- _Set task_
Only the lines from the start of the data through the one containing "const forms = ['DIN', 'DON', 'PN'];" belong in your answer; return them exactly.

- _Data extract_

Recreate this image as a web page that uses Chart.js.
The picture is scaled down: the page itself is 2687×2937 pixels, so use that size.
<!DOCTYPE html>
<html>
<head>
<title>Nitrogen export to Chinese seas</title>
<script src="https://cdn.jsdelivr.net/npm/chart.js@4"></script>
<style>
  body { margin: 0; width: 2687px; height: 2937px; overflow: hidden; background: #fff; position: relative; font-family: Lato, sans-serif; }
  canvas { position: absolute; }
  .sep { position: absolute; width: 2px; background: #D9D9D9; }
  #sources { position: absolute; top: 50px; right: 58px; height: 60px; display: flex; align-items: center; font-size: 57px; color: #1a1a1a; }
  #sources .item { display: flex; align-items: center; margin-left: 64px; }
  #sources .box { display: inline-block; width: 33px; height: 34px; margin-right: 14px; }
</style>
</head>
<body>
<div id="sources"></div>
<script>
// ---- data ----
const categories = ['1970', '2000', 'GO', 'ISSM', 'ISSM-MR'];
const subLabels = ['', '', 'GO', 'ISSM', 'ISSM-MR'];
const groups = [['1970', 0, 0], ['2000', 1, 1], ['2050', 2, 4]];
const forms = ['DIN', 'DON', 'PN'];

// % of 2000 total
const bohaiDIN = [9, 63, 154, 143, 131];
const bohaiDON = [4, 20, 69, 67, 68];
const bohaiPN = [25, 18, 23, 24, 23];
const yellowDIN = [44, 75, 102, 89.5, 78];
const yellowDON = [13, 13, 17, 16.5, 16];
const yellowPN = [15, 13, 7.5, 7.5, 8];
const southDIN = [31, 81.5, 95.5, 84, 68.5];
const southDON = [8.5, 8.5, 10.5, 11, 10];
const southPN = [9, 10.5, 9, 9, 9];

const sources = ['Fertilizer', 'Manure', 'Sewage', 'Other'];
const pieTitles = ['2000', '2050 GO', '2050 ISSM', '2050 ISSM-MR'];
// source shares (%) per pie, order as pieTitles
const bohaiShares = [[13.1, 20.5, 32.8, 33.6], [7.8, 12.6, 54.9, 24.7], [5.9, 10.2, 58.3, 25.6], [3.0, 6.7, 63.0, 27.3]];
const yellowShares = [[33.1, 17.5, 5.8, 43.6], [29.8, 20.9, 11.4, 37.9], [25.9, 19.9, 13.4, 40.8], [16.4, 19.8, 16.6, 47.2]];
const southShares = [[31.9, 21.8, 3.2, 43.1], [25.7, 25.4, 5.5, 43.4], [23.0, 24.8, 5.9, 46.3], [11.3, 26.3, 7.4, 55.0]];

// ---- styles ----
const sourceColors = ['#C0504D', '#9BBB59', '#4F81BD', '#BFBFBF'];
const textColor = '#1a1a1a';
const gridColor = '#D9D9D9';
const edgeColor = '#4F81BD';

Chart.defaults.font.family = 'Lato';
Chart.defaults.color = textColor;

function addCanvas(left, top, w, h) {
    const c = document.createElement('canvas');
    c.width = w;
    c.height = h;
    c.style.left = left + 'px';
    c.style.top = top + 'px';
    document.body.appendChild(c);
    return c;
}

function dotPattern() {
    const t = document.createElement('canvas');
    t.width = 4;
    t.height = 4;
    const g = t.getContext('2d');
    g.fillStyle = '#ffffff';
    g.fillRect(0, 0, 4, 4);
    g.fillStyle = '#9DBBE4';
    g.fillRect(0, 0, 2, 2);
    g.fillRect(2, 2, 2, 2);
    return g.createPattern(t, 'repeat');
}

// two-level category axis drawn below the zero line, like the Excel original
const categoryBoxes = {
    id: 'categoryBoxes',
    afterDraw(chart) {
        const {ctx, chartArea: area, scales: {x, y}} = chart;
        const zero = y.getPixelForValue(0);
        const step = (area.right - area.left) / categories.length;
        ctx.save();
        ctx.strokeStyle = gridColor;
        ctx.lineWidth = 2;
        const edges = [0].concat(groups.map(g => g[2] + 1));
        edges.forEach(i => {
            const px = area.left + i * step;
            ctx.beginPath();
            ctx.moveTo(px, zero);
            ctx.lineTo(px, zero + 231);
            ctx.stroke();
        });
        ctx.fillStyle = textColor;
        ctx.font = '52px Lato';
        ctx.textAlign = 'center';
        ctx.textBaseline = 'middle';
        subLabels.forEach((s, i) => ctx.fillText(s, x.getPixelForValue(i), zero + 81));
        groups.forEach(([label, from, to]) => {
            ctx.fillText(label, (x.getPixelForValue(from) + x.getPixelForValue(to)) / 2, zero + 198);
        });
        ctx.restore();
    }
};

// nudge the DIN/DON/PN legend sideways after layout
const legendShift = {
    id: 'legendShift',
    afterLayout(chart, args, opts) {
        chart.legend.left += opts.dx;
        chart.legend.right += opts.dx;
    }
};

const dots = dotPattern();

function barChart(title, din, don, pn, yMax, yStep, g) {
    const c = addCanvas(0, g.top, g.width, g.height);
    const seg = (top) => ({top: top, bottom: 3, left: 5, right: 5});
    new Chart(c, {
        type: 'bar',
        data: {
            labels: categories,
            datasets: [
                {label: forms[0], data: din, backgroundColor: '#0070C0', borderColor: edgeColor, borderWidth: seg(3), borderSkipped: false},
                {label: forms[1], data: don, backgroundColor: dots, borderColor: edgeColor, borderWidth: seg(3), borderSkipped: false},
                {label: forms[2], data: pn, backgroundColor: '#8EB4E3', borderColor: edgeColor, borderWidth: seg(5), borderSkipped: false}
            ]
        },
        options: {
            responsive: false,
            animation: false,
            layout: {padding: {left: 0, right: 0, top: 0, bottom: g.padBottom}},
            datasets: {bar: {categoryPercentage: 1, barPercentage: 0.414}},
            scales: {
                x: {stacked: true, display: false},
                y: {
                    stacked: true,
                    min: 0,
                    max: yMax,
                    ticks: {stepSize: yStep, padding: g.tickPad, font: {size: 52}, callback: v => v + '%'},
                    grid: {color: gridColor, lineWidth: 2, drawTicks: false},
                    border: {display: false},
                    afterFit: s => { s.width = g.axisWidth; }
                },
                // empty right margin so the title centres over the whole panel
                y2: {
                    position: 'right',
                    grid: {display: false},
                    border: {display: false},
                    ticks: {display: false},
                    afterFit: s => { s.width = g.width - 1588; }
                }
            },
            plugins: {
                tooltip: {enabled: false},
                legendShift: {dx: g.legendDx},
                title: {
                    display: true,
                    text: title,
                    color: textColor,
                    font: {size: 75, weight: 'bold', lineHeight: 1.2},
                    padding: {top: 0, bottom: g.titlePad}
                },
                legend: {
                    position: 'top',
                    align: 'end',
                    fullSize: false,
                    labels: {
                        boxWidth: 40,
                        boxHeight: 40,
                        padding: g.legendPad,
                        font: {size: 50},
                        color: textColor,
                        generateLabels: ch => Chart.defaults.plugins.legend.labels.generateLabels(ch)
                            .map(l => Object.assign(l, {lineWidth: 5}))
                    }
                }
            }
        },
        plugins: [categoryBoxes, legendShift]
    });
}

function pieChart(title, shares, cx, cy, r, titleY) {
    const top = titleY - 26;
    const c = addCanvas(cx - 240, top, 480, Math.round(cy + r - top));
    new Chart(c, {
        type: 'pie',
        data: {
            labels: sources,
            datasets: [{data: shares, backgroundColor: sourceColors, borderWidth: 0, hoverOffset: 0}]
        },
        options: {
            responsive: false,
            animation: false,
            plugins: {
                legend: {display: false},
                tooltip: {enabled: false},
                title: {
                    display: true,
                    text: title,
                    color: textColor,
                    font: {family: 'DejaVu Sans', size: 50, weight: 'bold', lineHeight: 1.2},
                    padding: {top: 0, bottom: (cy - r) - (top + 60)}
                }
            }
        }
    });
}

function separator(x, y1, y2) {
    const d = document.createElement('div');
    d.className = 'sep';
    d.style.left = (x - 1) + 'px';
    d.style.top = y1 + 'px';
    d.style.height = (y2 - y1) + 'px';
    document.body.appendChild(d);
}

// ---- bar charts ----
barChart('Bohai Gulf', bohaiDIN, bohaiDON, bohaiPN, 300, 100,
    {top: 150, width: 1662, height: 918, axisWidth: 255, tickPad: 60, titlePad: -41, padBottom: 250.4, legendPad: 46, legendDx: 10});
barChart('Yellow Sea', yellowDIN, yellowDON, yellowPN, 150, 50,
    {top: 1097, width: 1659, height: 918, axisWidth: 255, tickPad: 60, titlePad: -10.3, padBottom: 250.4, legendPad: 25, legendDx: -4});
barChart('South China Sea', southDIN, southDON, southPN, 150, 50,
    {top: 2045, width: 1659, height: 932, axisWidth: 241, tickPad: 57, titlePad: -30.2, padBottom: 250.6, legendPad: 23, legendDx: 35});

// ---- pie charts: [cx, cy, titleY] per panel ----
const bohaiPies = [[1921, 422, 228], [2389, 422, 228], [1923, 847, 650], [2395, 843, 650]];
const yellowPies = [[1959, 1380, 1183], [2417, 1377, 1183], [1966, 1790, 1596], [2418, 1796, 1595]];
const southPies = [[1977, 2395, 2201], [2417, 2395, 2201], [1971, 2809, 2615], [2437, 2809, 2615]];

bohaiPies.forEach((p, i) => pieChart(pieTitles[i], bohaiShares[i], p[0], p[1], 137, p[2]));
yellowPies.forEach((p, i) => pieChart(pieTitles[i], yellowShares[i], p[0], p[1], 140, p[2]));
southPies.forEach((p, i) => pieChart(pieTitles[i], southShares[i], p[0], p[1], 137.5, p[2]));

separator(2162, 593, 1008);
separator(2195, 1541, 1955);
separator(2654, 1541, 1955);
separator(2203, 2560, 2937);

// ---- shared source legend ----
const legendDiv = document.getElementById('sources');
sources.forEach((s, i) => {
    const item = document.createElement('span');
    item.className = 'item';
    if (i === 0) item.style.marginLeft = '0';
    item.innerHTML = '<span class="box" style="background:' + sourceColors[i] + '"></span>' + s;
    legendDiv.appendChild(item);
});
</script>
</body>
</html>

- _Answer_
Recreate this image as a web page that uses Chart.js.
The picture is scaled down: the page itself is 2687×2937 pixels, so use that size.
<!DOCTYPE html>
<html>
<head>
<title>Nitrogen export to Chinese seas</title>
<script src="https://cdn.jsdelivr.net/npm/chart.js@4"></script>
<style>
  body { margin: 0; width: 2687px; height: 2937px; overflow: hidden; background: #fff; position: relative; font-family: Lato, sans-serif; }
  canvas { position: absolute; }
  .sep { position: absolute; width: 2px; background: #D9D9D9; }
  #sources { position: absolute; top: 50px; right: 58px; height: 60px; display: flex; align-items: center; font-size: 57px; color: #1a1a1a; }
  #sources .item { display: flex; align-items: center; margin-left: 64px; }
  #sources .box { display: inline-block; width: 33px; height: 34px; margin-right: 14px; }
</style>
</head>
<body>
<div id="sources"></div>
<script>
// ---- data ----
const categories = ['1970', '2000', 'GO', 'ISSM', 'ISSM-MR'];
const subLabels = ['', '', 'GO', 'ISSM', 'ISSM-MR'];
const groups = [['1970', 0, 0], ['2000', 1, 1], ['2050', 2, 4]];
const forms = ['DIN', 'DON', 'PN'];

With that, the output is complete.